Time in a Capsule
9/28/2009
Can't shake that millennium fever? Maybe a time capsule is the cure.

If you feel that the distant future won't be the same without Aunt Sally's guacamole recipe, consider making sure that it and other defining cultural information will survive by making a time capsule.

The term "time capsule" dates from the 1938-39 New York World's Fair, but in practice, almost every civilization has left something to the effect behind—often unintentionally. And adding to the future's cultural knowledge isn't that difficult.

The first step is deciding what to put your treasures in. For the best preservation of the contents, your capsule should be cool, dry and dark. The International Time Capsule Society www.oglethorpe.edu/itcs/ suggests that a safe is often a good choice. But for something less bulky and heavy, you can purchase actual "time capsules" for anywhere from $20 to more than $1,000.

Future Packaging and Preservation in San Bernardino, Calif. (800-786-6627, www.mindspring.com/~futurepkg/) offers models ranging from simple glass or stainless-steel tubes for around $25 to professionally sealed, 6,000-cubic-inch giants that cost more than $1,300. The company also sells books on preparing time capsules and works with the ITCS to make sure all capsules are registered for future generations to find.

The Family Time Capsule Co. (870-732-5776, familytimecapsule.com) produces individual-sized time capsules made of polyvinyl chloride (PVC) rather than metal or glass. A personal-sized capsule costs $39.95, a family-sized capsule is $59.95 and the corporate model is $95.

The Original Time Capsule Co. (800-729-8463, www.timecap.com) has specialized time capsules for historically significant events such as births, weddings, graduations and, of course, the start of the new millennium. They also include materials to guide you through the capsule-making process. Capsules are priced between $17.95 and $35.
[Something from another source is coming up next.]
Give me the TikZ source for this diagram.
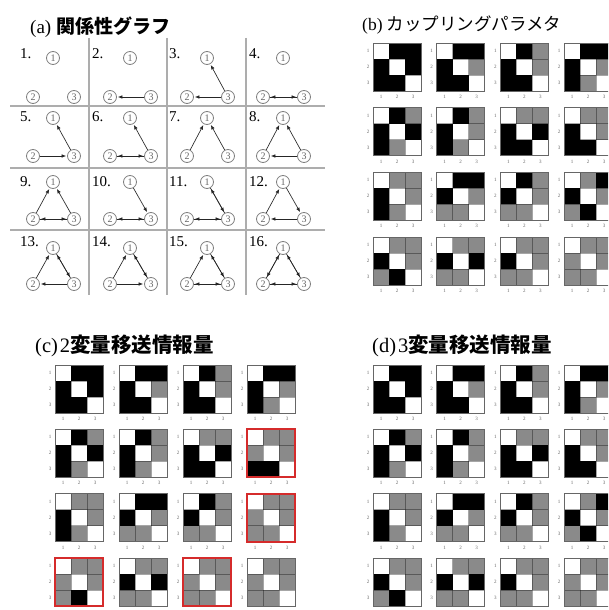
\documentclass[tikz,border=0pt]{standalone}
\usepackage{fontspec}
\setmainfont{Liberation Serif}
\newfontfamily\cjk{Noto Sans CJK JP}
\usetikzlibrary{arrows.meta}
\definecolor{mW}{HTML}{FFFFFF}
\definecolor{mB}{HTML}{000000}
\definecolor{mG}{HTML}{8A8A8A}
\definecolor{gridgray}{HTML}{ADADAD}
\definecolor{redbox}{HTML}{D52B2B}
\newcommand\gcell[4]{%
  \node[gnode] (g#1x1) at (#2,#3) {1};
  \node[gnode] (g#1x2) at (#2-20,#4) {2};
  \node[gnode] (g#1x3) at (#2+21,#4) {3};}
\newcommand\gcon[3]{\draw[garrow] (g#1x#2) -- (g#1x#3);}
\newcommand\cmat[5]{%
  \foreach \cc [count=\i from 0] in #4 {
    \pgfmathtruncatemacro\rr{div(\i,3)}
    \pgfmathtruncatemacro\kk{mod(\i,3)}
    \fill[fill=m\cc] ({#2+16*\kk},{#3+16*\rr}) rectangle ++(16,16);
  }
  \draw[mgrid] ({#2+16},{#3}) -- ++(0,48);
  \draw[mgrid] ({#2+32},{#3}) -- ++(0,48);
  \draw[mgrid] ({#2},{#3+16}) -- ++(48,0);
  \draw[mgrid] ({#2},{#3+32}) -- ++(48,0);
  \draw[mframe] ({#2},{#3}) rectangle ++(48,48);
  \foreach \k in {1,2,3} {
    \node[mtick] (#1l\k) at ({#2-5},{#3+16*\k-8}) {\k};
    \ifnum#5=1
    \node[mtick] (#1b\k) at ({#2+16*\k-8},{#3+54}) {\k};
    \fi
  }}
\def\specsB{{W,B,B,B,W,B,B,B,W},{W,B,B,B,W,G,B,B,W},{W,B,G,B,W,G,B,B,W},{W,B,B,B,W,G,B,G,W},%
{W,B,G,B,W,B,B,G,W},{W,B,G,B,W,G,B,G,W},{W,G,G,B,W,B,B,B,W},{W,G,G,B,W,G,B,B,W},%
{W,G,G,B,W,G,B,G,W},{W,B,B,B,W,G,G,G,W},{W,B,G,B,W,G,G,G,W},{W,G,B,B,W,G,G,B,W},%
{W,G,G,B,W,G,G,B,W},{W,G,G,B,W,B,G,G,W},{W,G,G,B,W,G,G,G,W},{W,G,G,G,W,G,G,G,W}}
\def\specsC{{W,B,B,B,W,B,B,B,W},{W,B,B,B,W,G,B,B,W},{W,B,G,B,W,G,B,B,W},{W,B,B,B,W,G,B,G,W},%
{W,B,G,B,W,B,B,G,W},{W,B,G,B,W,G,B,G,W},{W,G,G,B,W,B,B,B,W},{W,G,G,G,W,G,B,B,W},%
{W,G,G,B,W,G,B,G,W},{W,B,B,B,W,G,G,G,W},{W,B,G,B,W,G,G,G,W},{W,G,G,G,W,G,G,G,W},%
{W,G,G,G,W,G,G,B,W},{W,G,G,B,W,B,G,G,W},{W,G,G,G,W,G,G,G,W},{W,G,G,G,W,G,G,G,W}}
\begin{document}
\begin{tikzpicture}[x=1pt,y=-1pt,
  gnode/.style={circle, draw=black!50, line width=0.8pt, minimum size=13pt, inner sep=0pt,
    font=\fontsize{10}{10}\selectfont, text=black!60},
  garrow/.style={draw=black!85, line width=0.65pt, -{Latex[length=4.5pt,width=3.6pt]}, shorten >=1pt},
  glabel/.style={anchor=west, inner sep=0pt, font=\fontsize{15}{15}\selectfont},
  gline/.style={draw=gridgray, line width=1.3pt},
  mtick/.style={inner sep=0pt, font=\fontsize{5}{5}\selectfont, text=black!60},
  mgrid/.style={draw=black, draw opacity=0.35, line width=0.5pt},
  mframe/.style={draw=black!60, line width=0.7pt},
  rbox/.style={draw=redbox, line width=2.2pt},
  ttl/.style={anchor=west, inner sep=0pt}]
\useasboundingbox (0,0) rectangle (608,610);
\fill[white] (0,0) rectangle (608,610);
\clip (0,0) rectangle (608,610);

% titles
\node[ttl] (ta) at (30,27) {\fontsize{19}{19}\selectfont (a) {\cjk\bfseries 関係性グラフ}};
\node[ttl] (tb) at (362,25) {\fontsize{17.5}{17.5}\selectfont (b) {\cjk カップリングパラメタ}};
\node[ttl] (tc) at (35,346) {\fontsize{20.5}{20.5}\selectfont (c)\hspace{2pt}2{\cjk\bfseries 変量移送情報量}};
\node[ttl] (td) at (372,346) {\fontsize{20.5}{20.5}\selectfont (d)\hspace{2pt}3{\cjk\bfseries 変量移送情報量}};

% (a) grid
\foreach \xx in {89,167,246} \draw[gline] (\xx,38) -- (\xx,295);
\foreach \yy in {106,168,230} \draw[gline] (10,\yy) -- (325,\yy);

% labels
\node[glabel] (l1) at (20,54) {1.};
\node[glabel] (l2) at (92,54) {2.};
\node[glabel] (l3) at (169,54) {3.};
\node[glabel] (l4) at (249,54) {4.};
\node[glabel] (l5) at (20,117) {5.};
\node[glabel] (l6) at (92,117) {6.};
\node[glabel] (l7) at (169,117) {7.};
\node[glabel] (l8) at (249,117) {8.};
\node[glabel] (l9) at (20,182) {9.};
\node[glabel] (l10) at (92,182) {10.};
\node[glabel] (l11) at (169,182) {11.};
\node[glabel] (l12) at (249,182) {12.};
\node[glabel] (l13) at (20,242) {13.};
\node[glabel] (l14) at (92,242) {14.};
\node[glabel] (l15) at (169,242) {15.};
\node[glabel] (l16) at (249,242) {16.};

% graphs
\gcell{1}{53}{58}{97}
\gcell{2}{130}{58}{97}
\gcell{3}{207}{58}{97}
\gcell{4}{283}{58}{97}
\gcell{5}{53}{118}{156}
\gcell{6}{130}{118}{156}
\gcell{7}{207}{118}{156}
\gcell{8}{283}{118}{156}
\gcell{9}{53}{182}{219}
\gcell{10}{130}{182}{219}
\gcell{11}{207}{182}{219}
\gcell{12}{283}{182}{219}
\gcell{13}{53}{248}{284}
\gcell{14}{130}{248}{284}
\gcell{15}{207}{248}{284}
\gcell{16}{283}{248}{284}

\gcon{2}{3}{2}
\gcon{3}{3}{1} \gcon{3}{3}{2}
\gcon{4}{3}{2} \gcon{4}{2}{3}
\gcon{5}{3}{1} \gcon{5}{2}{3}
\gcon{6}{3}{1} \gcon{6}{3}{2} \gcon{6}{2}{3}
\gcon{7}{2}{1} \gcon{7}{3}{1}
\gcon{8}{2}{1} \gcon{8}{3}{1} \gcon{8}{3}{2}
\gcon{9}{2}{1} \gcon{9}{3}{1} \gcon{9}{3}{2} \gcon{9}{2}{3}
\gcon{10}{3}{2} \gcon{10}{1}{3} \gcon{10}{2}{3}
\gcon{11}{3}{1} \gcon{11}{3}{2} \gcon{11}{1}{3} \gcon{11}{2}{3}
\gcon{12}{2}{1} \gcon{12}{3}{2} \gcon{12}{1}{3}
\gcon{13}{2}{1} \gcon{13}{3}{1} \gcon{13}{3}{2} \gcon{13}{1}{3}
\gcon{14}{2}{1} \gcon{14}{3}{1} \gcon{14}{1}{3} \gcon{14}{2}{3}
\gcon{15}{2}{1} \gcon{15}{3}{1} \gcon{15}{3}{2} \gcon{15}{1}{3} \gcon{15}{2}{3}
\gcon{16}{2}{1} \gcon{16}{3}{1} \gcon{16}{1}{2} \gcon{16}{3}{2} \gcon{16}{1}{3} \gcon{16}{2}{3}

% (b) and (d)
\foreach \spec [count=\n from 0] in \specsB {
  \pgfmathsetmacro\mx{373+63.67*mod(\n,4)}
  \pgfmathsetmacro\my{43+64.67*div(\n,4)}
  \pgfmathsetmacro\myd{365+64.33*div(\n,4)}
  \pgfmathtruncatemacro\showb{div(\n,4)<3 ? 1 : 0}
  \cmat{b\n}{\mx}{\my}{\spec}{1}
  \cmat{d\n}{\mx}{\myd}{\spec}{\showb}
}
% (c)
\foreach \spec [count=\n from 0] in \specsC {
  \pgfmathsetmacro\mx{55+64*mod(\n,4)}
  \pgfmathsetmacro\myc{365+64.33*div(\n,4)}
  \pgfmathtruncatemacro\showb{div(\n,4)<3 ? 1 : 0}
  \cmat{c\n}{\mx}{\myc}{\spec}{\showb}
}
\draw[rbox] (247,429.33) rectangle ++(48,48);
\draw[rbox] (247,493.67) rectangle ++(48,48);
\draw[rbox] (55,558) rectangle ++(48,48);
\draw[rbox] (183,558) rectangle ++(48,48);
\end{tikzpicture}
\end{document}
To insure that your capsule and its contents make it to the future, keep a few things in mind:

  • Liquids and perishable products are not good ideas. As they decompose, they can damage other items.
  • Set a retrieval date for your capsule and make sure that date is documented somewhere. Registering capsules with the ITCS is a good way to do this.
  • If the capsule is going to be sealed for more than 50 years, consider a professional sealing to pump out the oxygen.
  • Remember where you put the capsule. Burying it isn't always the best idea—in this case, "out of sight" can mean permanently "out of mind." Consider instead an indoor location such as an attic, or even in a library or archive. The ITCS estimates 10,000 capsules exist worldwide, but most of them are lost.